Scandale autour du Wholetrain

Munich

L’art urbain est l’art du XXIe siècle : spontané, brut et ancré dans l’espace urbain. Munich également voit de nombreuses œuvres sortir des bombes de peinture - des œuvres qui s’admirent dans la rue, gratuitement, sans horaires d’ouverture. Certaines apparaissent et disparaissent, d’autres sont là pour durer. Ce sont là les lois de cette nouvelle forme d’art, palpitante et en transformation constante. Munich peut même se targuer de faire partie des précurseurs. La vague de street art qui a déferlé de New York dans les années 1980 vers l’Europe a gagné Munich et ses artistes de rue avant Berlin. Dès 1985 un étudiant munichois et ses camarades ont totalement repeint une rame de S-Bahn de graffitis. Puni à l’époque d’une lourde amende, il est aujourd’hui reconnu comme une star parmi les artistes street art sous le nom de « Loomit ». La ville de Munich compte ainsi de nombreux spots d’art urbain.
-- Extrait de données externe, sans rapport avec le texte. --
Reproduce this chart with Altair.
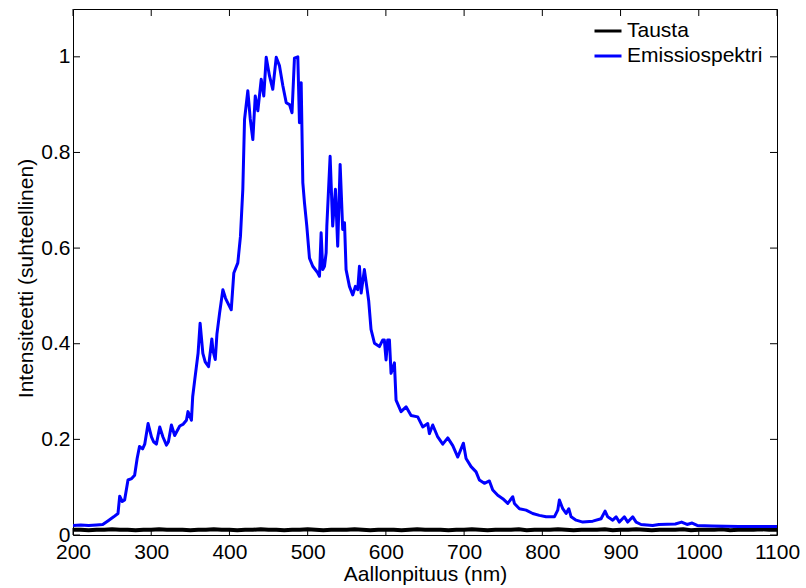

Certains d’entre eux s’affichent comme résolument politiques. Prenez, par exemple, l’œuvre « Paint it black » de Shepard Fairey, dénonçant l’activité des compagnies pétrolières avec cette fresque de main présentant un baril de pétrole. La ville de Munich a par ailleurs établi un plan du street art de la ville, guidant les visiteurs vers les œuvres les plus emblématiques.